AIM OF THE EXERCISE →
Take the lines from the beginning of the material through the line containing "mudpt_y = [1165]" and retype them exactly, leaving the pictures out.

RECORDED INFORMATION →
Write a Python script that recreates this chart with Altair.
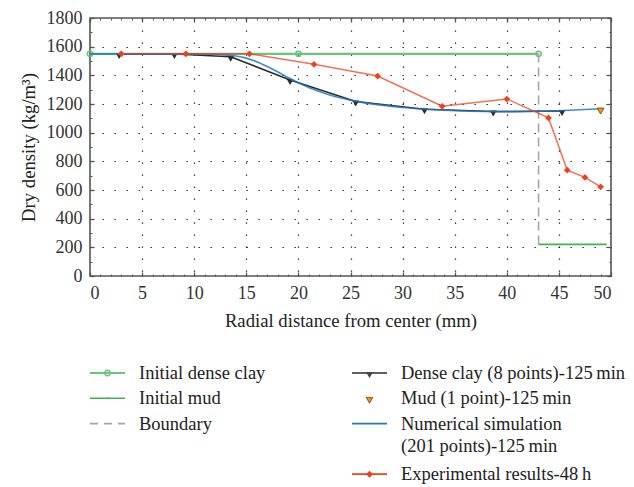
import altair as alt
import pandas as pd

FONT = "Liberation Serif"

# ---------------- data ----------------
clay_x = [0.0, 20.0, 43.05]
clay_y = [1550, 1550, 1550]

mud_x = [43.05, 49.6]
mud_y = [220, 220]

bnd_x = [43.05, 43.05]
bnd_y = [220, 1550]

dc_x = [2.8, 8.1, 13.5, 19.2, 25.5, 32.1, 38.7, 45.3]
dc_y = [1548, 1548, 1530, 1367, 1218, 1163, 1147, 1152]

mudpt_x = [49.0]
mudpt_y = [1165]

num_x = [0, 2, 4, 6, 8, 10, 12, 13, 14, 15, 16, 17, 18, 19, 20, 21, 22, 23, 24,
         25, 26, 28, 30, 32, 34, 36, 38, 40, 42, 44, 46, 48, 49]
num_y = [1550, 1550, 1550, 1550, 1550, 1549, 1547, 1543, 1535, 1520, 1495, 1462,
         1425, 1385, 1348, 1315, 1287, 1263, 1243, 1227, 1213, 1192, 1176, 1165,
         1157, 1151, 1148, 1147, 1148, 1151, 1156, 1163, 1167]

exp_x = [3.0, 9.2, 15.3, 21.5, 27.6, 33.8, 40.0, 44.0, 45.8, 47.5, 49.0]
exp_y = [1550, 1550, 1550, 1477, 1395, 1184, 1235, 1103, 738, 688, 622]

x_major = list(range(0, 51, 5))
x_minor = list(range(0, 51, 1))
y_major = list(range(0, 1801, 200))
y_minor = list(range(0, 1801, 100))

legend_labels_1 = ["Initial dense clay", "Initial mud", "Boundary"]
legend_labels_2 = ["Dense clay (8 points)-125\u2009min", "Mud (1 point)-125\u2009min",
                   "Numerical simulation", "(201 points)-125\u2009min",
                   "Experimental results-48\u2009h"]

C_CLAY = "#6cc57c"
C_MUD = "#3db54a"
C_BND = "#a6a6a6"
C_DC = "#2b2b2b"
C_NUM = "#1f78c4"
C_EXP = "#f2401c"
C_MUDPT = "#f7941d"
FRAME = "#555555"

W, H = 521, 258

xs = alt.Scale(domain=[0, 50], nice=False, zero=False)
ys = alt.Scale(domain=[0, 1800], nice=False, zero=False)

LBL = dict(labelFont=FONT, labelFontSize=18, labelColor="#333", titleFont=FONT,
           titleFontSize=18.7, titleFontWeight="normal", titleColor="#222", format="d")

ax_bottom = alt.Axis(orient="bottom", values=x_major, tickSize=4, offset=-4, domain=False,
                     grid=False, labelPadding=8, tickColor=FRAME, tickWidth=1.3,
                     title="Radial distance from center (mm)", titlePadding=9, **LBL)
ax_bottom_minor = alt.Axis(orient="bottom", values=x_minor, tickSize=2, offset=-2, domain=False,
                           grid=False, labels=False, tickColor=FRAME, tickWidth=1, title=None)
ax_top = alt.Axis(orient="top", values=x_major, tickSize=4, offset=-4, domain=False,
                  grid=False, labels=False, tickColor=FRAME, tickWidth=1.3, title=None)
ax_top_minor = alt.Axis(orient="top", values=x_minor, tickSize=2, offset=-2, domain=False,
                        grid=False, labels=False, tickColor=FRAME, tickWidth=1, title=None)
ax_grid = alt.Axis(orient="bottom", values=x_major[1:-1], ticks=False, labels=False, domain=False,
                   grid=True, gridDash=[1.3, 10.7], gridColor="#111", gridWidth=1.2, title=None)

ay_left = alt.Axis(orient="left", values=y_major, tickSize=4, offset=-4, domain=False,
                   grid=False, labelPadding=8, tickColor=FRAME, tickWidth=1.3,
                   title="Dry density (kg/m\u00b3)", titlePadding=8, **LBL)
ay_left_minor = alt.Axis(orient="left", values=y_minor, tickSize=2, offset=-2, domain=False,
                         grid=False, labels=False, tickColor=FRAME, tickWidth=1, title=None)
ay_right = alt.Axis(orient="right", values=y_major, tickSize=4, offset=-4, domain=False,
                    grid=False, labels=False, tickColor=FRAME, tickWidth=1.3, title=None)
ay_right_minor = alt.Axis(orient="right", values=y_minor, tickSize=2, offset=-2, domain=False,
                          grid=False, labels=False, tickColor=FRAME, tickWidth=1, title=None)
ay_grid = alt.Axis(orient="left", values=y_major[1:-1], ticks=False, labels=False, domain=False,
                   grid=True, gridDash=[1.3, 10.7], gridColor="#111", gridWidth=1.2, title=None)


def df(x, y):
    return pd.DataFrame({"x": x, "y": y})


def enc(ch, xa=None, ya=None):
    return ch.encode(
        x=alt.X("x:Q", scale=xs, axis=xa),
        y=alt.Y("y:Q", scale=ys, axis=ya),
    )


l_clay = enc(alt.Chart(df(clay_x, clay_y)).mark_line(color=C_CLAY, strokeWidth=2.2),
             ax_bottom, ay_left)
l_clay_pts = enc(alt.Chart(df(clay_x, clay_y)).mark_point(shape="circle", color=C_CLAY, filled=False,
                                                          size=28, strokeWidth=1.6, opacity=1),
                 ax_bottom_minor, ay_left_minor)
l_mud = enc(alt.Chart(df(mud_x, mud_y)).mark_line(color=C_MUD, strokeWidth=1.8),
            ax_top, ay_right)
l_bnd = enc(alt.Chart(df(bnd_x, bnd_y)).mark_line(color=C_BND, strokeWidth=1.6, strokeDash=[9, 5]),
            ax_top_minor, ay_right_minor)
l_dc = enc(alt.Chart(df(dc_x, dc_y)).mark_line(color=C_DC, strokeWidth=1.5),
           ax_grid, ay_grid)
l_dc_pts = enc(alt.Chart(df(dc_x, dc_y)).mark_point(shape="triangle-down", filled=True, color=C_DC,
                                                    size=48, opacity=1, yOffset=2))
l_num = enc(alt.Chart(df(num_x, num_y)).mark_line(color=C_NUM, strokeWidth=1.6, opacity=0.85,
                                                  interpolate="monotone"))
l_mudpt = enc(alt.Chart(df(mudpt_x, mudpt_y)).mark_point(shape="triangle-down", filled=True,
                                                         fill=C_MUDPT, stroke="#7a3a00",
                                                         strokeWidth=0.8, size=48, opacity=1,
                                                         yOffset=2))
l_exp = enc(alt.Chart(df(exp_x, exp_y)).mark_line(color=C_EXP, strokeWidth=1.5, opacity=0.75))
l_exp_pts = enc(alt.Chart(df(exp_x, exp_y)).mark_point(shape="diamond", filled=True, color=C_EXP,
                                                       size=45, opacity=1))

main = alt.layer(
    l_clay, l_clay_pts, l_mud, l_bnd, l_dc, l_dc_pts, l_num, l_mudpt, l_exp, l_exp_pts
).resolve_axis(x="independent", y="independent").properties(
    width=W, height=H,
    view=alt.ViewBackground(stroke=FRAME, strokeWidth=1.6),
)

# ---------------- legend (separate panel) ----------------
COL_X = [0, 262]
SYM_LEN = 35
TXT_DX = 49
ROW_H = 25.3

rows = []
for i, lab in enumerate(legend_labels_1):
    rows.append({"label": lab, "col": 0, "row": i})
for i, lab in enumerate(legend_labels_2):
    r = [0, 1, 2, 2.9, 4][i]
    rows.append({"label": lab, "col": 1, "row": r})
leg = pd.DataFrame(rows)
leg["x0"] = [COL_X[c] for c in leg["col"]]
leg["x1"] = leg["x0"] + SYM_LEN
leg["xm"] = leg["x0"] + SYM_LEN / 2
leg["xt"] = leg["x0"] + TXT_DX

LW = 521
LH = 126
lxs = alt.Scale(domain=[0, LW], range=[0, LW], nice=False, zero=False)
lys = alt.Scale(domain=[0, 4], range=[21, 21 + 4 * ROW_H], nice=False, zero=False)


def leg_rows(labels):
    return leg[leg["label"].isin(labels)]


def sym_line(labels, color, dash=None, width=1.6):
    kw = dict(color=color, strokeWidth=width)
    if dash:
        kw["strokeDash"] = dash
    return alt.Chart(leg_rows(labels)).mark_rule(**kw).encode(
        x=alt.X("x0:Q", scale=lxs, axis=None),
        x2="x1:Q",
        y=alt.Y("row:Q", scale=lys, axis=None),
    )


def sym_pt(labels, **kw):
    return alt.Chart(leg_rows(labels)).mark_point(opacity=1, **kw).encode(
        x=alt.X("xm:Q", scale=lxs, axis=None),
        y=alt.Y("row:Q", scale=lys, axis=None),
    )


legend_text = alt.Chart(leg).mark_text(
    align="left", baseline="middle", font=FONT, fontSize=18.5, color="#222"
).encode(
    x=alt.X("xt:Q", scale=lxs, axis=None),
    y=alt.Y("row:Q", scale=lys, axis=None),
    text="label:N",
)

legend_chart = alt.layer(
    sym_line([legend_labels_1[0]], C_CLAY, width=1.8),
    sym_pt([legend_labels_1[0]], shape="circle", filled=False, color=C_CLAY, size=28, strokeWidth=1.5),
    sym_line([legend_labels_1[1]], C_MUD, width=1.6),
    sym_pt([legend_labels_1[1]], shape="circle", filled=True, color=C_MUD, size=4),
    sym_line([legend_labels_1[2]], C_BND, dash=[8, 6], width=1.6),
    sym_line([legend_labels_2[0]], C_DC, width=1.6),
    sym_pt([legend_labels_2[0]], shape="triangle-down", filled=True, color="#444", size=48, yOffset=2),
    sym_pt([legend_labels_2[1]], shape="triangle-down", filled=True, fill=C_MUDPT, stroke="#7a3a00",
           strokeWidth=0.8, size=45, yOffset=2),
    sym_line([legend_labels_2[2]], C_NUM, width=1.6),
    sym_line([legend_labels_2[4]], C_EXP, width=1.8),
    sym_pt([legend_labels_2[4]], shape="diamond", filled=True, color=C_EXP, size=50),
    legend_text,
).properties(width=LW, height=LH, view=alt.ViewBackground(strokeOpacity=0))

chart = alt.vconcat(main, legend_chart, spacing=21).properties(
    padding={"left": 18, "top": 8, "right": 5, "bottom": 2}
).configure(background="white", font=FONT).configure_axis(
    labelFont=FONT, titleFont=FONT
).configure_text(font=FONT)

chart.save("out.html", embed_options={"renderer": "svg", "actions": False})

RESPONSE BELOW →
Write a Python script that recreates this chart with Altair.
import altair as alt
import pandas as pd

FONT = "Liberation Serif"

# ---------------- data ----------------
clay_x = [0.0, 20.0, 43.05]
clay_y = [1550, 1550, 1550]

mud_x = [43.05, 49.6]
mud_y = [220, 220]

bnd_x = [43.05, 43.05]
bnd_y = [220, 1550]

dc_x = [2.8, 8.1, 13.5, 19.2, 25.5, 32.1, 38.7, 45.3]
dc_y = [1548, 1548, 1530, 1367, 1218, 1163, 1147, 1152]

mudpt_x = [49.0]
mudpt_y = [1165]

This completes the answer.